Of the dozens of stories that I have heard from the neighbors of the compound that was attacked in Abbottabad, this is the one that keeps resurfacing in my mind.
The old lady’s family moved to Bilal Town five or six years ago. She told me that in all those years, she never encountered any woman or child from the group living in the compound – until the day she met the small boy in 2011.
The people (or families) living in the compound did not buy fresh milk themselves, but asked the milkman to leave it in a neighboring house. From the neighboring house, one of the two men that did all the shopping would pick up the milk bucket and take it inside the compound. One day, the lady was visiting the house where the milk was delivered, where she saw a seven or eight year old boy trying to pick up the milk bucket. She recalled that the boy was ‘tiny and beautiful’. She asked him (in Pashto) what he was trying to do, he told her that he was there to fetch the milk. She asked him if he could lift the bucket. The boy told her that it was too heavy. The seventy or so year old lady picked the bucket of milk and helped the child carry it to the gate of the compound. After telling me this story, she started a monologue, wondering what might have happened to the boy who no different than her own grandchildren, and hoping that he was alright.

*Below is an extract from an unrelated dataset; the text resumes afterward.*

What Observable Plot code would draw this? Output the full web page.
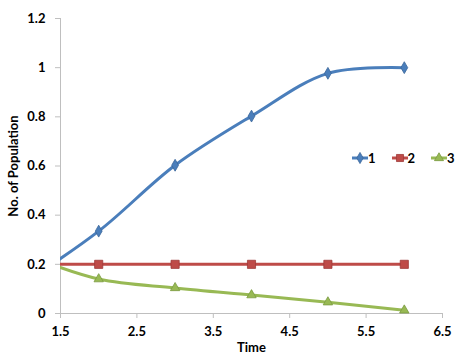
<!DOCTYPE html>
<html><head><meta charset="utf-8">
<script src="https://cdn.jsdelivr.net/npm/d3@7"></script>
<script src="https://cdn.jsdelivr.net/npm/@observablehq/plot@0.6"></script>
<style>
body{margin:0;background:#fff;}
#wrap{position:relative;width:474px;height:355px;font-family:Lato,"Open Sans",sans-serif;}
#legend{position:absolute;left:352px;top:150px;display:flex;gap:0;font:bold 13px Lato,sans-serif;color:#000;}
#legend .it{display:flex;align-items:center;margin-right:16px;}
#legend svg{display:block;}
</style></head>
<body><div id="wrap"></div>
<script>
const times = [1, 2, 3, 4, 5, 6];
const series1 = [0.12, 0.335, 0.603, 0.803, 0.977, 1.0];
const series2 = [0.2, 0.2, 0.2, 0.2, 0.2, 0.2];
const series3 = [0.245, 0.14, 0.104, 0.075, 0.046, 0.013];
const seriesNames = ["1", "2", "3"];
const colors = ["#4A7EBB", "#BE4B48", "#98B954"];
const strokes = ["#3A6699", "#9E3A38", "#7A9A40"];
const symbols = ["diamond", "square", "triangle"];
const xTicks = [1.5, 2.5, 3.5, 4.5, 5.5, 6.5];
const yTicks = [0, 0.2, 0.4, 0.6, 0.8, 1, 1.2];

const all = [series1, series2, series3];
const rows = [];
all.forEach((vals, i) => vals.forEach((v, j) => rows.push({series: seriesNames[i], time: times[j], value: v})));
const visible = rows.filter(d => d.time >= 1.5);

const marks = [
  Plot.axisY({ticks: yTicks, tickFormat: d => String(d), tickSize: 5, tickPadding: 10, stroke: "#BFBFBF",
    fontWeight: "bold", fontSize: 13, label: "No. of Population", labelAnchor: "center", labelOffset: 52, labelArrow: "none"}),
  Plot.axisX({ticks: xTicks, tickFormat: d => d.toFixed(1), tickSize: 5, tickPadding: 8, stroke: "#BFBFBF",
    fontWeight: "bold", fontSize: 13, label: "Time", labelAnchor: "center", labelOffset: 38, labelArrow: "none"}),
  Plot.ruleX([1.5], {stroke: "#BFBFBF"}),
  Plot.ruleY([0], {stroke: "#BFBFBF"}),
];
seriesNames.forEach((s, i) => {
  marks.push(Plot.line(rows.filter(d => d.series === s), {x: "time", y: "value", stroke: colors[i], strokeWidth: 3, curve: "catmull-rom", clip: true}));
});
const radii = [3.6, 4.6, 3.5];
seriesNames.forEach((s, i) => {
  marks.push(Plot.dot(visible.filter(d => d.series === s), {x: "time", y: "value", symbol: () => symbols[i], fill: colors[i], stroke: strokes[i], strokeWidth: 0.8, r: radii[i]}));
});

const chart = Plot.plot({
  width: 474, height: 355,
  marginLeft: 60, marginRight: 32, marginTop: 18, marginBottom: 42,
  style: {fontFamily: "Lato, 'Open Sans', sans-serif", background: "#fff", color: "#000"},
  x: {domain: [1.5, 6.5]},
  y: {domain: [0, 1.2]},
  symbol: {type: "identity"},
  marks
});
const wrap = document.getElementById("wrap");
wrap.appendChild(chart);

const legend = document.createElement("div");
legend.id = "legend";
seriesNames.forEach((s, i) => {
  const it = document.createElement("div");
  it.className = "it";
  const sym = d3.symbol(i === 0 ? d3.symbolDiamond : i === 1 ? d3.symbolSquare : d3.symbolTriangle, i === 1 ? 50 : 36)();
  it.innerHTML = `<svg width="16" height="16"><line x1="0" x2="16" y1="8" y2="8" stroke="${colors[i]}" stroke-width="3"/><path transform="translate(8,8)" d="${sym}" fill="${colors[i]}" stroke="${strokes[i]}" stroke-width="0.8"/></svg><span>${s}</span>`;
  legend.appendChild(it);
});
wrap.appendChild(legend);
</script></body></html>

I don’t know if the child was Osama’s son or even related to him, but for her sake, I too hope that the boy was amongst the children that were found outside the compound, hands bound, after the raid. I hope that the stateless boy is not exploited by the governments, madrasas, social workers or other types of vultures that are trying to benefit from his misfortune. I hope that in the years to come, the child is not punished just because of his association with Osama Bin Laden – and I hope that he grows up to be a normal human being – as normal as possible given the unusual circumstances that he had to live through during the first seven years of his existence.